Doctors are to be formally tested on their knowledge of medicines before they graduate, it has been announced.

The British Pharmacological Society (BPS) says that prescribing is the core business of the NHS, but skill levels have lagged for too long and known problems have not been addressed.

The Society says current training in prescribing medicines is far too "piecemeal" and more needs to be done to raise standards, with the initial focus on education to improve the skills of future prescribers.

The recommendations follow hard on the heels ofa study commissioned by the General Medical Council (GMC), published earlier this month, which found one in ten hospital prescriptions contain errors.

Most errors, resulting from poor hand writing, transcription errors, incompleteness or need to interpret, do not result in harm to patients, but the GMC study found doctors rely heavily on pharmacists and nurses to pick up on their prescribing mistakes before harm is caused.

The NHS National Patient Safety Agency in September reported that prescribing and medication errors are on the increase.
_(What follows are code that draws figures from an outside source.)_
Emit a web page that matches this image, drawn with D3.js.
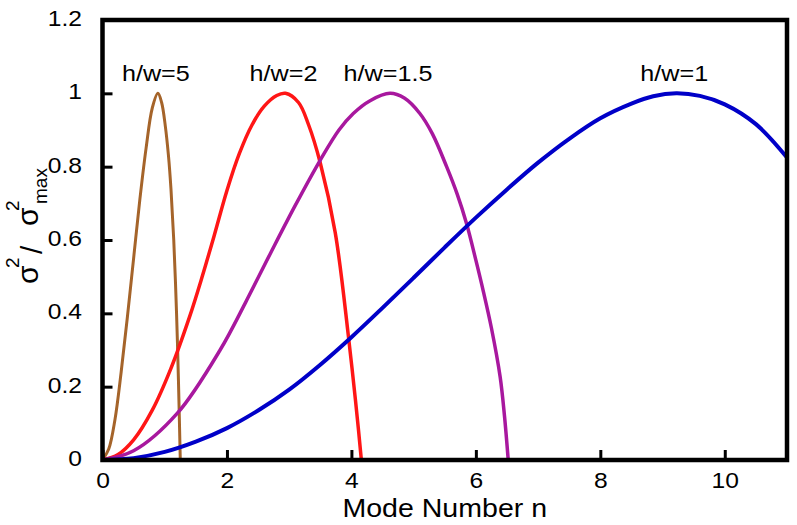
<!DOCTYPE html>
<html><head><meta charset="utf-8">
<script src="https://cdn.jsdelivr.net/npm/d3@7/dist/d3.min.js"></script>
<style>body{margin:0;background:#fff}svg{display:block}</style>
</head><body>
<svg id="chart" width="797" height="525"></svg>
<script>
// ---- data ----
const seriesNames = ["h/w=5", "h/w=2", "h/w=1.5", "h/w=1"];
const nHW5 = [0, 0.1, 0.2, 0.3, 0.4, 0.5, 0.6, 0.7, 0.8, 0.89, 0.95, 1.01, 1.06, 1.1, 1.145, 1.19, 1.22, 1.25];
const vHW5 = [0, 0.03, 0.11, 0.24, 0.39, 0.55, 0.71, 0.85, 0.96, 1.0, 0.975, 0.91, 0.83, 0.74, 0.6, 0.4, 0.22, 0];
const nHW2 = [0, 0.25, 0.5, 0.8, 1.1, 1.4, 1.6, 1.8, 2.0, 2.2, 2.4, 2.6, 2.8, 2.94, 3.15, 3.31, 3.5, 3.74, 3.95, 4.16];
const vHW2 = [0, 0.015, 0.055, 0.136, 0.25, 0.391, 0.499, 0.615, 0.735, 0.836, 0.913, 0.965, 0.994, 1.0, 0.975, 0.915, 0.81, 0.62, 0.34, 0];
const nHW15 = [0, 0.5, 1.2, 1.89, 2.3, 2.7, 3.1, 3.5, 3.8, 4.03, 4.3, 4.62, 4.85, 5.1, 5.3, 5.53, 5.7, 5.85, 6.0, 6.12, 6.25, 6.39, 6.46, 6.52];
const vHW15 = [0, 0.025, 0.127, 0.3, 0.43, 0.564, 0.695, 0.818, 0.9, 0.945, 0.98, 1.0, 0.987, 0.945, 0.89, 0.8, 0.725, 0.645, 0.545, 0.46, 0.36, 0.227, 0.12, 0];
const nHW1 = [0, 0.5, 1, 1.5, 2, 2.5, 3, 3.5, 4, 4.5, 5, 5.5, 6, 6.5, 7, 7.5, 8, 8.5, 8.85, 9.22, 9.6, 10, 10.5, 11];
const vHW1 = [0, 0.005, 0.022, 0.05, 0.087, 0.135, 0.192, 0.26, 0.335, 0.415, 0.497, 0.58, 0.661, 0.738, 0.811, 0.876, 0.932, 0.972, 0.992, 1.0, 0.993, 0.97, 0.916, 0.825];
const xTicks = [0, 2, 4, 6, 8, 10];
const yTicks = [0, 0.2, 0.4, 0.6, 0.8, 1, 1.2];
const xTitle = "Mode Number n";

const colors = ["#a5642a", "#ff1616", "#a8189e", "#0000c8"];
const widths = [3, 3.5, 3.5, 4];
const series = [
  {name: seriesNames[0], n: nHW5, v: vHW5},
  {name: seriesNames[1], n: nHW2, v: vHW2},
  {name: seriesNames[2], n: nHW15, v: vHW15},
  {name: seriesNames[3], n: nHW1, v: vHW1}
];

// ---- layout ----
const L = 102.5, R = 787, T = 20, B = 460;
const SX = 1.12; // horizontal stretch of the reference's glyphs
const font = "'Liberation Sans', Arial, Helvetica, sans-serif";

const svg = d3.select("#chart");
const x = d3.scaleLinear().domain([0, 11]).range([L, R]);
const y = d3.scaleLinear().domain([0, 1.2]).range([B, T]);

svg.append("clipPath").attr("id", "clip").append("rect")
  .attr("x", L).attr("y", T).attr("width", R - L).attr("height", B - T);

// curves
const line = d3.line().x(d => x(d[0])).y(d => y(d[1])).curve(d3.curveCatmullRom.alpha(0.5));
const gLines = svg.append("g").attr("clip-path", "url(#clip)");
series.forEach((s, i) => {
  const pts = s.n.map((n, j) => [n, s.v[j]]);
  gLines.append("path").datum(pts)
    .attr("d", line).attr("fill", "none")
    .attr("stroke", colors[i]).attr("stroke-width", widths[i])
    .attr("stroke-linejoin", "round").attr("stroke-linecap", "round");
});

// axes
const xAxis = svg.append("g").attr("transform", `translate(0,${B})`)
  .call(d3.axisBottom(x).tickValues(xTicks).tickFormat(d3.format("d")).tickSizeInner(-10).tickSizeOuter(0));
const yAxis = svg.append("g").attr("transform", `translate(${L},0)`)
  .call(d3.axisLeft(y).tickValues(yTicks).tickFormat(d => d === 0 ? "0" : (d === 1 ? "1" : d3.format(".1f")(d))).tickSizeInner(-10).tickSizeOuter(0));
[xAxis, yAxis].forEach(a => {
  a.select(".domain").remove();
  a.selectAll(".tick line").attr("stroke", "#000").attr("stroke-width", 3);
  a.selectAll(".tick text").attr("fill", "#000").style("font-family", font).style("font-size", "22px");
});
xAxis.selectAll(".tick text").attr("y", 0).attr("dy", 0)
  .attr("transform", `translate(0,27.5) scale(${SX},1)`);
yAxis.selectAll(".tick text").attr("x", 0).attr("dy", 0)
  .attr("transform", `translate(-20.5,5.4) scale(${SX},1)`);
yAxis.select(".tick:last-of-type line").remove();

// frame
svg.append("rect").attr("x", L).attr("y", T).attr("width", R - L).attr("height", B - T)
  .attr("fill", "none").attr("stroke", "#000").attr("stroke-width", 4.5);

// curve labels
series.forEach((s, i) => {
  const pk = d3.maxIndex(s.v);
  svg.append("text")
    .attr("transform", `translate(${x(s.n[pk]) - 2},81) scale(${SX},1)`)
    .attr("text-anchor", "middle").attr("fill", "#000")
    .style("font-family", font).style("font-size", "22.5px")
    .text(s.name);
});

// x title
svg.append("text")
  .attr("transform", `translate(${(L + R) / 2},517) scale(${SX},1)`)
  .attr("text-anchor", "middle").attr("fill", "#000")
  .style("font-family", font).style("font-size", "25.5px")
  .text(xTitle);

// y title: sigma^2 / sigma^2_max (rotated)
const gy = svg.append("g").attr("transform", "translate(38,284) rotate(-90)")
  .attr("fill", "#000").style("font-family", font);
const parts = [
  {t: "σ", x: 0, y: 0, s: 30},
  {t: "2", x: 16, y: -19, s: 19},
  {t: "/", x: 30, y: 4, s: 30},
  {t: "σ", x: 58, y: 0, s: 30},
  {t: "2", x: 73, y: -19, s: 19},
  {t: "max", x: 80, y: 9, s: 19}
];
parts.forEach(p => gy.append("text").attr("x", p.x).attr("y", p.y)
  .style("font-size", p.s + "px").text(p.t));
</script>
</body></html>
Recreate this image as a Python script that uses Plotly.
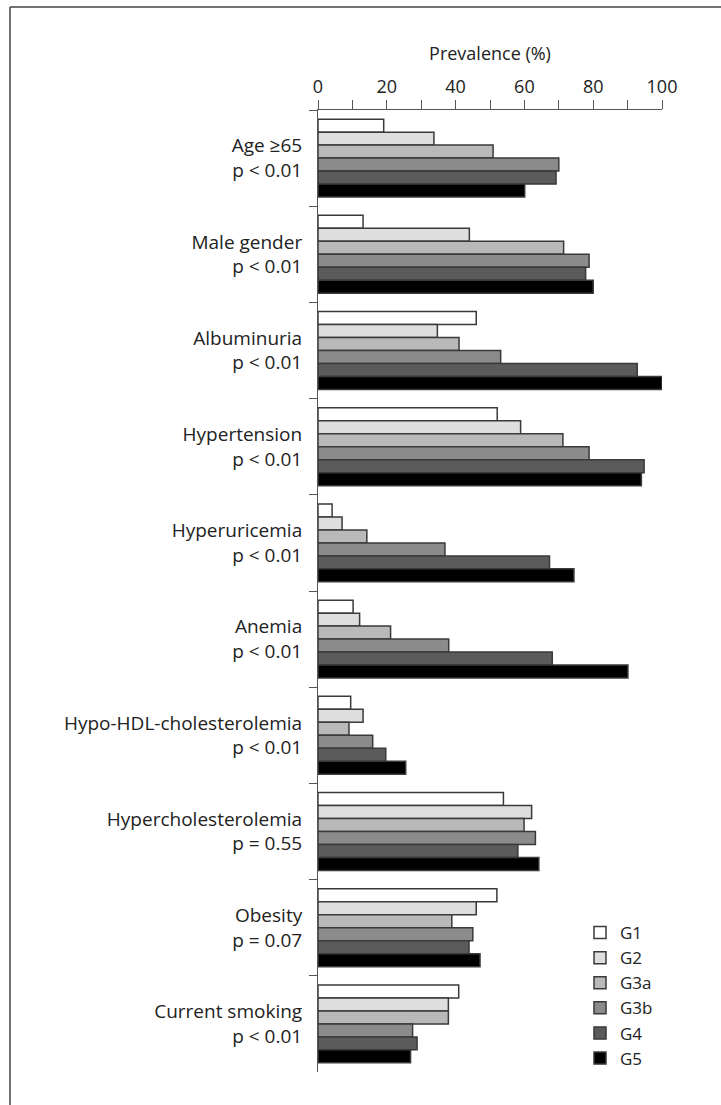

NPSA figures show that drug errors caused at least 37 deaths and 63 cases of severe harm in 2007.

To help improve experience of prescribing as part of medical training the BPS says it is developing a national prescribing assessment, together with a website students can practise their skills, including "dragging and dropping" the right drug doses onto virtual patients.

The Prescribe eLearning portal is being developed jointly with the Medical Schools Council and the DH, to support all those who are trying to develop the knowledge and skills required to prescribe in the health service.

The BPS welcomed the GMC-commissioned study but said there needed to be far more focus on ensuring medical students are properly educated. It also announced that it will fully back the GMC’s call for a standardised prescribing form across the NHS, but added “much more could be done to improve prescribing in UK hospitals, by education and changes in the working environment”.

Improved education to improve prescribing skills provides the central recommendation of the BPS report, but it says that in tandem there must also be systemic improvements, such as a standardised prescribing form and more focus on the introduction of electronic prescribing and decision support.

The Society cited research on around 2,500 students carried out few years ago found they had typically only filled out a hospital prescription card five or six times during their entire degree. Yet, following graduation, they are then expected to write out 50 or 60 prescriptions a day.

Professor Simon Maxwell, chairman of the BPS prescribing committee, said prescribing was the "core business of the NHS" and the evidence of a problem with its quality was "now overwhelming".

"We recognise that the majority of prescriptions are appropriate, safe and effective (but) the evidence is now unequivocal that there are problems," he said. "One of the concerns the BPS has is that there is somewhat of a culture of acceptance that medication errors happen but they are stopped by the good actions of nurses and pharmacists."

The BPS says that problems with prescribing have been known about for too long, but previously ignored: “We believe that a corner has been turned. After many years of indifference and denial, most professionals now accept that standards of prescribing have fallen below expectation and must be improved.”

Prof Maxwell said the NHS could and must do a lot better on prescribing and that current error rates would not be acceptable in safety focused industries such as aviation.

As part of its recommendations the BPS has published its 10 principles of good prescribing.